Wednesday, May 13, 2015
PIANIST, THE
(November 2002, U.S.)
As a film title, Roman Polanski's THE PIANIST is almost anything but. What I mean is that as a World War II story of the Nazi occupation of Poland and the tale of one man's raw survival against unthinkable evil, it seems we very rarely get a real idea of just who Adrian Brody's character of Polish-Jewish Władysław Szpilman really is as a pianist. When we're first introduced to the man, it's the year 1939 in Warsaw and Szpilman is playing piano live on the radio when the station is bombed during the Nazi invasion which causes the outbreak of their involvement in the war. Foolishly counting on a very a quick victory, Szpilman celebrates with his posh family at home when they learn that Great Britain and France have declared war on Germany. However, German troops soon enter Warsaw and the Nazi authorities have implemented measures to identify, isolate and financially ruin and reduce the Jewish population in Warsaw, including the order for them to provide their own identifying armbands bearing the Star of David. As a viewer, there is a level of frustration in this because there is that moment when we know this family could have gotten out of Warsaw and saved their own lives. Bad judgement and false hopes will now cost them their souls!
Within a year, the Szpilman family and all other Jewish families in Poland have been removed from their homes and relocated to the overcrowded conditions of Jewish sectors, where they're meant to starve, lose their entire social structure and be left at the mercy of the Nazi guards. By the time the trains are rolling and carrying the Jewish population to what will ultimately by the death camps, Władysław Szpilman is separated from those he loves and forced to survive by his animal instincts and all the luck that human decency (wherever it may lie) can provide for him.
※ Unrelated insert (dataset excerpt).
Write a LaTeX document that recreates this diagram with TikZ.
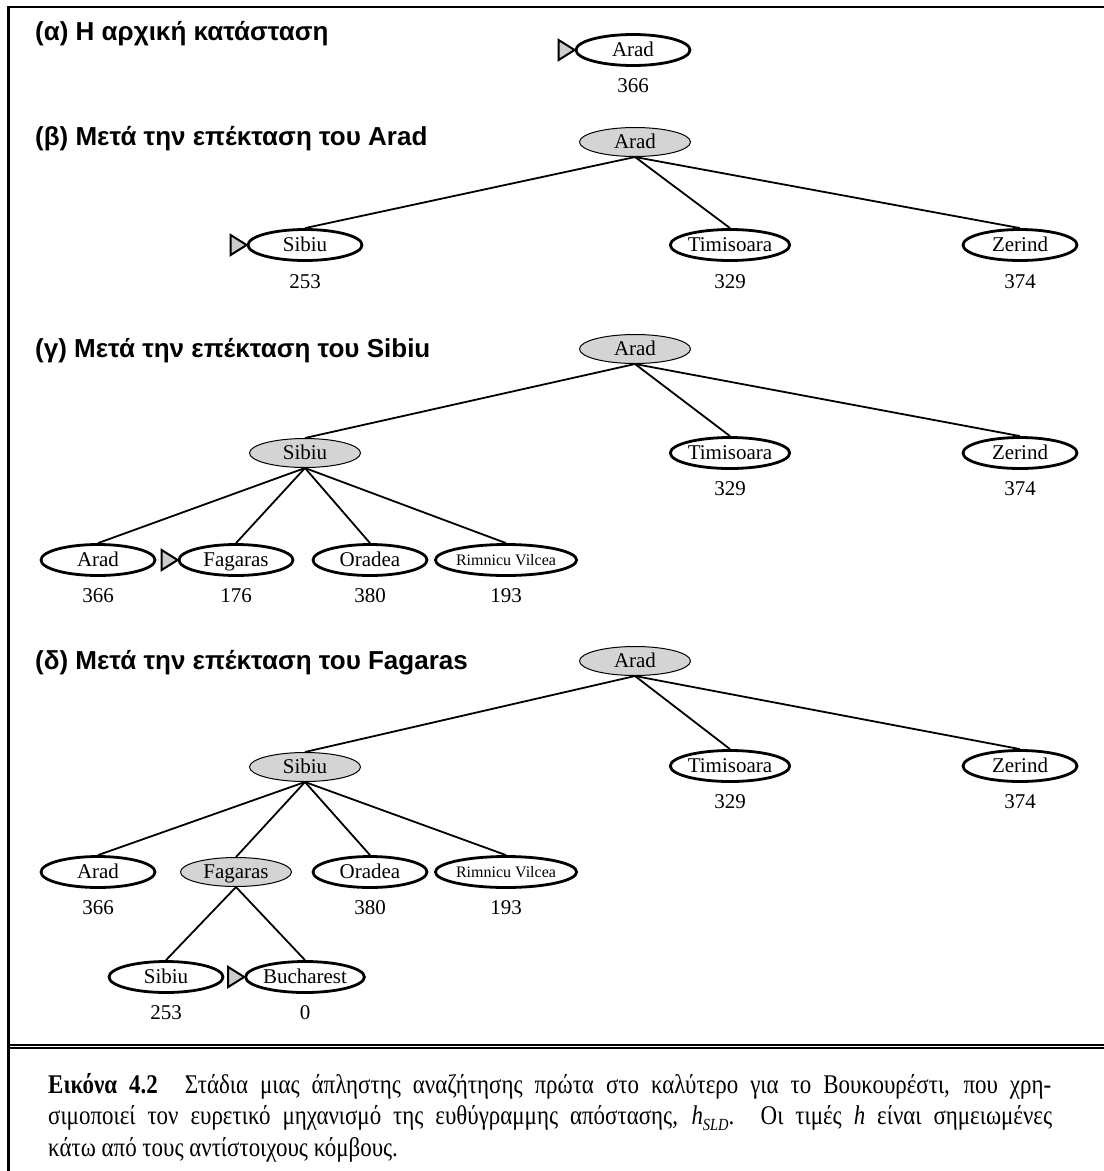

What follows is years of survival and narrow escapes from cruelty and death. Szpilman is meant to be a hero, but not by any anti-war fighting (he does not participate in what was eventually to be called the Polish "Uprising") or even the passion of music that his been the soul of his life, thus far. Szpilman is a hero simply because he has the good fortune and determination to survive! Szpilman the pianist is not a crucial factor in his survival, his life or the story. There is one moment, however, when the pianist's true soul comes through and that's when Szpilman is alone in a deserted apartment that just happens to have a piano in it. Forced into silence, he can only sit at it, close his eyes and pretend to hit those black and white keys while we listen to the sweet sounds of music that are in his head. This is a powerful moment of passion and unfortunately, the moment doesn't last as long on film as I think it should have. Polanski (or his editor) chooses to cut this moment short and that's a rather tragic decision in film editing. As an audience, we're given a beautiful sequence of joy and then it's yanked away from us too soon. If there's an intentional cinematic point to this, I haven't figured it out yet.
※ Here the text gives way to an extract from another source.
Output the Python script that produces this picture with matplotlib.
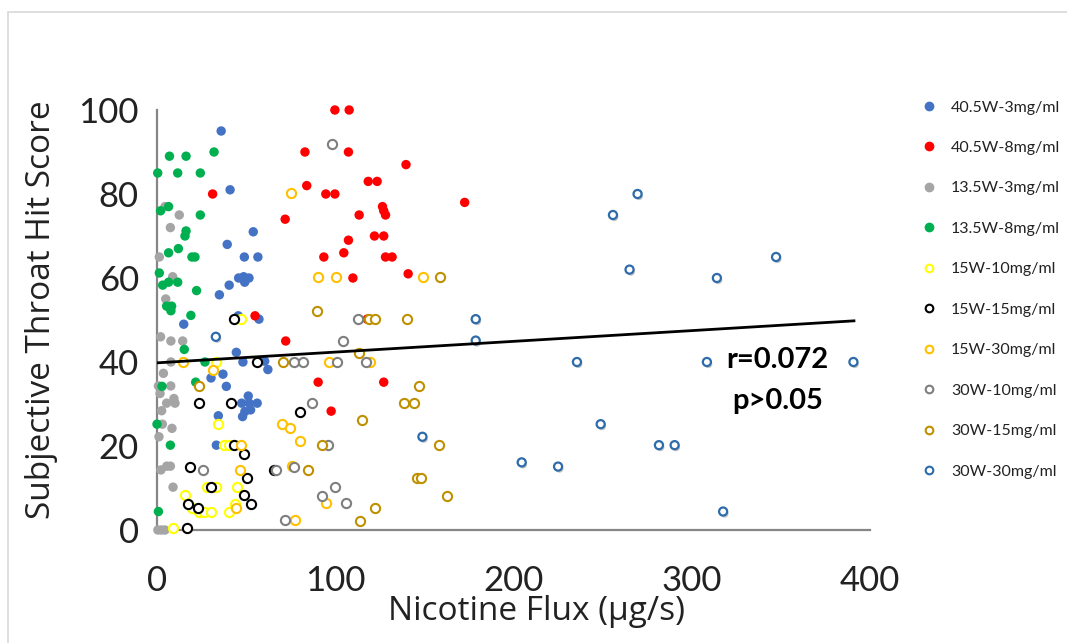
import matplotlib
matplotlib.use("Agg")
import matplotlib.pyplot as plt
import matplotlib.patheffects as pe
from matplotlib.patches import Rectangle
from matplotlib.lines import Line2D

# ---------------- data ----------------
labels = ["40.5W-3mg/ml", "40.5W-8mg/ml", "13.5W-3mg/ml", "13.5W-8mg/ml",
          "15W-10mg/ml", "15W-15mg/ml", "15W-30mg/ml", "30W-10mg/ml",
          "30W-15mg/ml", "30W-30mg/ml"]

w405_3_x = [36, 41, 54, 39.4, 49, 56.6, 45.8, 48.6, 51.6, 49.2, 40.5, 35, 45.6, 57.2, 15,
            44.5, 48.2, 60.4, 62.2, 37, 30.3, 38.9, 47.5, 51.2, 51.7, 56.2, 52.5, 49.3, 48,
            34.4, 33.3]
w405_3_y = [95, 81, 71, 68, 65, 65, 60, 60.3, 60, 59, 58.3, 56, 51, 50.2, 49,
            42.3, 40, 40.2, 38.2, 37.1, 36.2, 34.2, 30.2, 31.9, 30.2, 30.2, 28.6, 28.2, 27,
            27.2, 20.2]

w405_8_x = [99.8, 107.8, 83, 107.4, 139.7, 84, 118.5, 123.5, 94.7, 99.8, 31.2, 172.6, 126.5,
            127.2, 128.2, 113.4, 71.9, 107.4, 122, 127.2, 93.6, 104.8, 128.2, 131.9, 140.9,
            109.9, 55, 117.9, 72.2, 90.4, 127.2, 97.7]
w405_8_y = [100, 100, 90, 90, 87, 82, 83, 83, 80, 80, 80, 78, 77,
            76, 75, 75, 74, 69, 70, 70, 65, 66, 65, 65, 61,
            60, 51, 50.2, 45, 35.2, 35.2, 28.3]

w135_3_x = [4.5, 12.5, 7.5, 1.3, 8.8, 4.9, 2, 7.8, 14.4, 7.8, 3.6, 0.8, 7.7, 1.7, 5.4, 9.5,
            10.1, 2.6, 3, 8.4, 1.1, 2.2, 5.5, 7.5, 9, 0.5, 2.5, 4.5]
w135_3_y = [77, 75, 72, 65, 60.3, 55, 46, 45, 45, 40, 37.3, 34.3, 34.3, 32.5, 30.2, 31.3,
            30.2, 28.4, 25.2, 24.2, 22.2, 14.3, 15.2, 15.2, 10.2, 0, 0, 0]

w135_8_x = [7, 16.3, 32, 0.4, 11.6, 24.3, 6.5, 2, 24.3, 16.3, 15.7, 12, 6.5, 19.6, 21.3, 1.3,
            3.2, 6.5, 11.6, 22.2, 5.4, 8.2, 7.8, 19, 15.3, 26.9, 21.7, 2.8, 0, 7.5, 0.8]
w135_8_y = [89, 89, 90, 85, 85, 85, 77, 76, 75, 71.2, 70, 67, 66, 65, 65, 61.2,
            58.3, 59, 59, 57, 53.3, 53.3, 52.2, 51.1, 43, 40, 35.2, 34.2, 25.2, 20.2, 4.4]

w15_10_x = [47, 33, 34.2, 37.4, 40.5, 27.8, 33, 45, 15.7, 19.4, 23.7, 26.3, 30.1, 40.5, 43.7, 9.2]
w15_10_y = [50.2, 40, 25.2, 20.2, 20.2, 10.2, 10.2, 10.2, 8.3, 5.2, 4.4, 4.4, 4.4, 4.4, 6.3, 0.4]

w15_15_x = [43.3, 56, 23.7, 41.5, 80.5, 43, 48.8, 18.5, 50.3, 65.8, 30.1, 48.8, 52.7, 17.6, 22.8, 16.6]
w15_15_y = [50.2, 40, 30.2, 30.2, 28.2, 20.2, 18.1, 15.1, 12.3, 14.2, 10.2, 8.3, 6.3, 6.3, 5.2, 0.4]

w15_30_x = [75, 90.1, 100.7, 149.4, 14.6, 31.2, 96.3, 119.6, 69.9, 74.6, 80.2, 47.1, 75.5,
            46.5, 94.7, 44.3, 77.4]
w15_30_y = [80.2, 60.2, 60.2, 60.2, 40, 38.1, 40.1, 40.1, 25.2, 24.2, 21.2, 20.2, 15.2,
            14.3, 6.4, 5.3, 2.4]

w30_10_x = [98.1, 76.6, 82, 100.9, 117.2, 104.4, 112.9, 87, 96.2, 25.6, 66.5, 77, 99.8, 92.7,
            105.9, 71.7]
w30_10_y = [92, 40, 40, 40.1, 40.1, 45.1, 50.2, 30.2, 20.2, 14.2, 14.2, 15.1, 10.2, 8.2,
            6.4, 2.3]

w30_15_x = [158.6, 89.5, 119, 122.2, 140.3, 113.4, 70.8, 23.7, 146.9, 138.6, 143.9, 114.9,
            92.3, 158, 84.8, 145.9, 148.2, 162.6, 122.5, 113.8]
w30_15_y = [60.2, 52.1, 50.2, 50.2, 50.2, 42.2, 40, 34.2, 34.3, 30.2, 30.2, 26.1,
            20.2, 20.2, 14.2, 12.3, 12.3, 8.2, 5.2, 2.2]

w30_30_x = [269.6, 255.8, 265.1, 314.1, 347.3, 178.8, 178.8, 33, 235.6, 308.5, 390.7, 248.9,
            281.6, 290.4, 148.9, 204.6, 225, 317.6]
w30_30_y = [80, 75, 62, 60, 65, 50.2, 45.1, 46, 40, 40, 40, 25.2,
            20.2, 20.2, 22.2, 16.1, 15.1, 4.4]

trend_x = [0, 391]
trend_y = [39.8, 49.8]

x_ticks = [0, 100, 200, 300, 400]
y_ticks = [0, 20, 40, 60, 80, 100]

# ---------------- plotting ----------------
W, H = 1067, 643
fig = plt.figure(figsize=(W / 100, H / 100), dpi=100)
fig.patch.set_facecolor("white")
fig.add_artist(Rectangle((8 / W, -0.01), 1.0, 1 - 12 / H + 0.01, transform=fig.transFigure,
                         fill=False, edgecolor="#d9d9d9", linewidth=1.2))

ax = fig.add_axes([157 / W, 1 - 530 / H, (870 - 157) / W, (530 - 110) / H])
ax.set_xlim(0, 400)
ax.set_ylim(0, 100)

filled = [
    (w405_3_x, w405_3_y, "#4472C4"),
    (w405_8_x, w405_8_y, "#FF0000"),
    (w135_3_x, w135_3_y, "#A5A5A5"),
    (w135_8_x, w135_8_y, "#00B050"),
]
hollow = [
    (w15_10_x, w15_10_y, "#FFFF00"),
    (w15_15_x, w15_15_y, "#000000"),
    (w15_30_x, w15_30_y, "#FFC000"),
    (w30_10_x, w30_10_y, "#7F7F7F"),
    (w30_15_x, w30_15_y, "#BF9000"),
]

handles = []
for xs, ys, c in filled:
    ax.scatter(xs, ys, s=46, color=c, edgecolors="none", zorder=3, clip_on=False)
    handles.append(Line2D([], [], linestyle="none", marker="o", markersize=6,
                          markerfacecolor=c, markeredgecolor=c))
for xs, ys, c in hollow:
    ax.scatter(xs, ys, s=44, facecolors="white", edgecolors=c, linewidths=1.5, zorder=3,
               clip_on=False)
    handles.append(Line2D([], [], linestyle="none", marker="o", markersize=5.5,
                          markerfacecolor="white", markeredgecolor=c, markeredgewidth=1.5))

sc = ax.scatter(w30_30_x, w30_30_y, s=34, facecolors="white", edgecolors="#2E6BAA",
                linewidths=1.6, zorder=4, clip_on=False)
sc.set_path_effects([pe.SimplePatchShadow(offset=(1, -1.5), shadow_rgbFace="#808080", alpha=0.45),
                     pe.Normal()])
handles.append(Line2D([], [], linestyle="none", marker="o", markersize=5.5,
                      markerfacecolor="white", markeredgecolor="#2E6BAA", markeredgewidth=1.5))

ax.plot(trend_x, trend_y, color="black", linewidth=2, zorder=5)

ax.text(348, 40.5, "r=0.072", ha="center", va="center", fontsize=21, fontweight="bold",
        family="Lato", zorder=6)
ax.text(348, 30.8, "p>0.05", ha="center", va="center", fontsize=21, fontweight="bold",
        family="Lato", zorder=6)

for s in ["top", "right"]:
    ax.spines[s].set_visible(False)
for s in ["left", "bottom"]:
    ax.spines[s].set_color("#868686")
    ax.spines[s].set_linewidth(1.6)

ax.set_xticks(x_ticks)
ax.set_yticks(y_ticks)
ax.tick_params(axis="both", length=0, labelsize=25, colors="#222222")
ax.tick_params(axis="x", pad=25)
ax.tick_params(axis="y", pad=13)
for lab in ax.get_xticklabels() + ax.get_yticklabels():
    lab.set_family("Lato")

fig.text(42 / W, 1 - 310 / H, "Subjective Throat Hit Score", rotation=90, ha="center",
         va="center", fontsize=24, family="Open Sans", color="#222222")
fig.text(537 / W, 1 - 612 / H, "Nicotine Flux (\u00b5g/s)", ha="center", va="center",
         fontsize=24, family="Open Sans", color="#222222")

leg = fig.legend(handles, labels, loc="upper left", bbox_to_anchor=(907 / W, 1 - 86 / H),
                 frameon=False, labelspacing=1.645, handletextpad=0.85,
                 handlelength=1.0, prop={"family": "Lato", "size": 11.5})
for t in leg.get_texts():
    t.set_color("#222222")

fig.savefig("out.png", dpi=100)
Even as a war film, which is never pretty, the film's ultimate message is of hope and survival for the future. Still, watching any graphic film of the Holocaust leaves the viewer no choice but to watch the screen with a rather blank, grim look on their faces (like me!). We know our history and we know of the millions of Jews that were murdered under Hitler's Nazi regime. What hope do we think we'll achieve from that? Survival, I suppose...the thought to live another day and perhaps claim one's right to their own future is the best we can expect. At the war's end, Szpilman survives (it's almost stupidly amusing to see that he's almost killed by Polish soldiers because he's wearing a German soldier's coat simply to keep warm!), is liberated and finally comes full circle with his music as he's seen playing a piece by Chopin on the radio again before a captive audience. Yet look closely at Brody's face and try to conclude exactly what he's feeling...
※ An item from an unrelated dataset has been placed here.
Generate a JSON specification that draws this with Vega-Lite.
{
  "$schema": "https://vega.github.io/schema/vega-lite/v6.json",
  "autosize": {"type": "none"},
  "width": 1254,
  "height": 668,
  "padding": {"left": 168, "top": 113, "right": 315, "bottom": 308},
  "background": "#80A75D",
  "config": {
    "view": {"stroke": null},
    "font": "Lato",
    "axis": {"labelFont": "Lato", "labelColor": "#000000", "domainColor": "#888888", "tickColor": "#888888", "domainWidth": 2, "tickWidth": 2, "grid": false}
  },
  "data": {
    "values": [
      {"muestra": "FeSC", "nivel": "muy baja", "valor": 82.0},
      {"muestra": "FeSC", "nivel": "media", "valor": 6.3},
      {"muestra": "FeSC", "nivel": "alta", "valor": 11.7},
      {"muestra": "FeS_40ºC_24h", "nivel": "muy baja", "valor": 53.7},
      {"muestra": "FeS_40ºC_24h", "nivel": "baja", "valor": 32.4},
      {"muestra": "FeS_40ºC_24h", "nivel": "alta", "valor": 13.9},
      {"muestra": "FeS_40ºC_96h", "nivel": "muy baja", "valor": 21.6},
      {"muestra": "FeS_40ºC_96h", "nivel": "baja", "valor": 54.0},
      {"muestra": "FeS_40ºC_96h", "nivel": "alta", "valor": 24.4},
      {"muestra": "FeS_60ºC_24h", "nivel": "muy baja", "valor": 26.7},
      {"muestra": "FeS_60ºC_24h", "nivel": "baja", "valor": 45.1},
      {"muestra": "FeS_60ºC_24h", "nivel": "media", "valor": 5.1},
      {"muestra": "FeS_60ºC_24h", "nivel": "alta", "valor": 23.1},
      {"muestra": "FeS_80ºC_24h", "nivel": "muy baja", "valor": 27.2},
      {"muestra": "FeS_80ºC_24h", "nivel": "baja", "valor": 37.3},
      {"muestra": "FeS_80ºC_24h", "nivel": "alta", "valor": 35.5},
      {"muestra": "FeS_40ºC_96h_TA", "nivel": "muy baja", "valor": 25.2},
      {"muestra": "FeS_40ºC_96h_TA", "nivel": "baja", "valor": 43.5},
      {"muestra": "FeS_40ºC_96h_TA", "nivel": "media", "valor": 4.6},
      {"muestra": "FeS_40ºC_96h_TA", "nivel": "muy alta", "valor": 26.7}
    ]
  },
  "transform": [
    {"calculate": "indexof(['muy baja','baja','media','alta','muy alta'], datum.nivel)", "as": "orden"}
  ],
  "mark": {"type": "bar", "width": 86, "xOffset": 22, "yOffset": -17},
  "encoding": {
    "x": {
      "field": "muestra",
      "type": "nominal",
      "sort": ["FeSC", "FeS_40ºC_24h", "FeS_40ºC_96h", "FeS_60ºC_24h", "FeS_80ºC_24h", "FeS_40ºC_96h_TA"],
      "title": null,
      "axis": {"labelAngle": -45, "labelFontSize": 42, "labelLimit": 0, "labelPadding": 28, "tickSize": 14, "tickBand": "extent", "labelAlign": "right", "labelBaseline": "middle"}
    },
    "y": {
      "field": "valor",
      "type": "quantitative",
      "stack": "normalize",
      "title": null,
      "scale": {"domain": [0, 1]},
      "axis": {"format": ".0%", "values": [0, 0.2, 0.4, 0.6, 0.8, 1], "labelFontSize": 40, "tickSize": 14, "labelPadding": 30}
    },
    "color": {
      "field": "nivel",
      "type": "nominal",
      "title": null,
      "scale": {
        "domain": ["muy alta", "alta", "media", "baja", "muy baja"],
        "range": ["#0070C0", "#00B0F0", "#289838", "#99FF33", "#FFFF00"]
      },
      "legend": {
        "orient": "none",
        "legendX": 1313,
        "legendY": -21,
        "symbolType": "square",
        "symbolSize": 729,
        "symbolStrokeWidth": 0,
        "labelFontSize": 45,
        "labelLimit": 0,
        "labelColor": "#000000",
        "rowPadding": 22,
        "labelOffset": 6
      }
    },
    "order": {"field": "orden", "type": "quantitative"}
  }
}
He has survived the horror of war and life for him appears to almost simply resume as it was before war claimed it. He's alive and he's playing music again, but at what cost? He's alone now, having lost his entire family and that's something that will haunt him forever. My only conclusion is that whether or not passion and joy is evident in one's manner or character, it's all we have sometimes in life even when all else seems hopeless...even the hopelessness of survival in a world you've witnessed gone wrong.
While I certain won't try to compare this film with Steven Spielberg's SCHINDLER'S LIST (1993), which ultimately hits our nerves and our guts on a higher level, Roman Polanski tells a very personal tale, and this is coming from a man who escaped Nazi Germany when he was a boy. It's a complex film of humanity, inhumanity, animal survival instincts, the harsh pain of loss and one's final redemption. This is a lot of emotion for an actor like Adian Brody to have to pull off on film and he does it splendidly, certainly earning his Oscar nomination for Best Actor. And yes, CHICAGO may have won the Oscar for Best Picture of 2002, but in my humble opinion, it should have been THE PIANIST!
Favorite line or dialogue:
Wailing Woman: "Why did I do it? Why did I do it? Why did I do it?"
Halina Szpilman: "She's getting on my nerves. What did she do, for God's sake?"
Father Szpilman: "She smothered her baby."